I look on that world of yesteryear without resentment, nor regret; quite simply, it no longer exists; for me, at least, since it continues, without any bother or fuss, in a universe that is a little more brutal, a little more doomed, and in which the average level of virtues and vice must have remained more or less constant. It is merely that its ways are no longer mine [...] there's nothing left for me to do down here except make way; I shall never accustom myself to electronic gadgetry, nor to living in a country whose fate is being determined six thousand kilometers from where I live. Everything sets one's teeth on edge in this world where it is always rush hour and where children want to be Einsteins;

Throughout History, Venice has shown two faces: sometimes a pond, sometimes the open sea, one moment peddling lethargy in bookshop windows, the next exploding into a far-flung imperialism'

That black little canal; at the far end, at the very top of the perspective, there is a house of a dull red colour; as the sun goes down, its beams suddenly alight on the façade and illuminate it just as one lights a candle.
Water lends a depth to the sounds, a silky retentiveness that can last for over a minute; it is as if one was sinking into the depths.


This reader, having but a fraction of Morand's education and none of his worldly experience, can only half comprehend the splendour that gilds his prose, but even if understood only in part, it fully fascinates.
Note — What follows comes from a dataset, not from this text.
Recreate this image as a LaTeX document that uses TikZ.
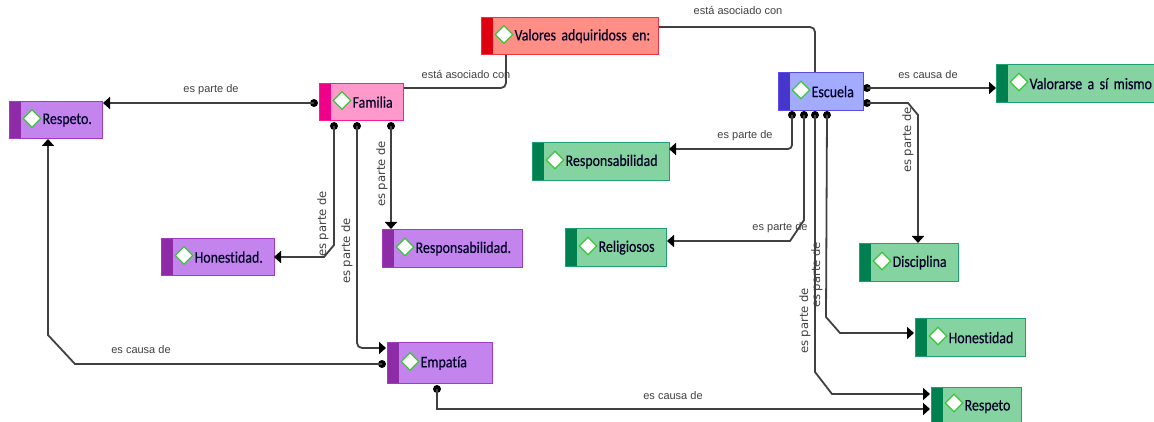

The writing reflects the author - cultured, elegant in thought, musing but not rambling, exhibiting a control that is not imposed but learned, permeating. This book is part 'sketch' of a place and part autobiography. Moving from a dignified past to the years of World War Two to finally face an unexpected and uncertain present, details Venice not just as a place, but as an experience. His observations of the city unfold in sensory, personal, aesthetic, and historical dimensions, and attesting to the cultivated mind behind their conception, there are no strict boundaries between these 'types' of reflections. The memory of witnessing the auctioning of an art collection ('April 1964, Crazy Bidding') provokes a Proust quotation, the history of the Palazzo Labia, the venue of the auction, appears casually, and, between the suggested disconnection between art and the market (or rather, the incomprehension that these two wildly different concepts would ever meet, and that they do, any hope of reassuring reconciliation) lurks something like sadness:

'Beneath M.R.'s ivory hammer, an entire art-lover's world would vanish; artefacts have no master. Only the Tiepolos would remain, their fate bound to that of the walls of the empty building. [...] Above them was the throng of goddesses, painted as permanent frescoes, and who were now mistresses of a deserted Palazzo Labia, laughing for all eternity, like the Rhinemaidens. Detached from their supports, in whose arms would these beautiful women now lie? Where would these Bacchuses parade their drunkenness, or these Ceres their harvests?'

The dignity of this passage belongs to the lament. Although Morand at other instances is quick to assume indifference, that loss seeps through. It leaves one wondering whether such insouciance is dignified concealment - which is probably the best.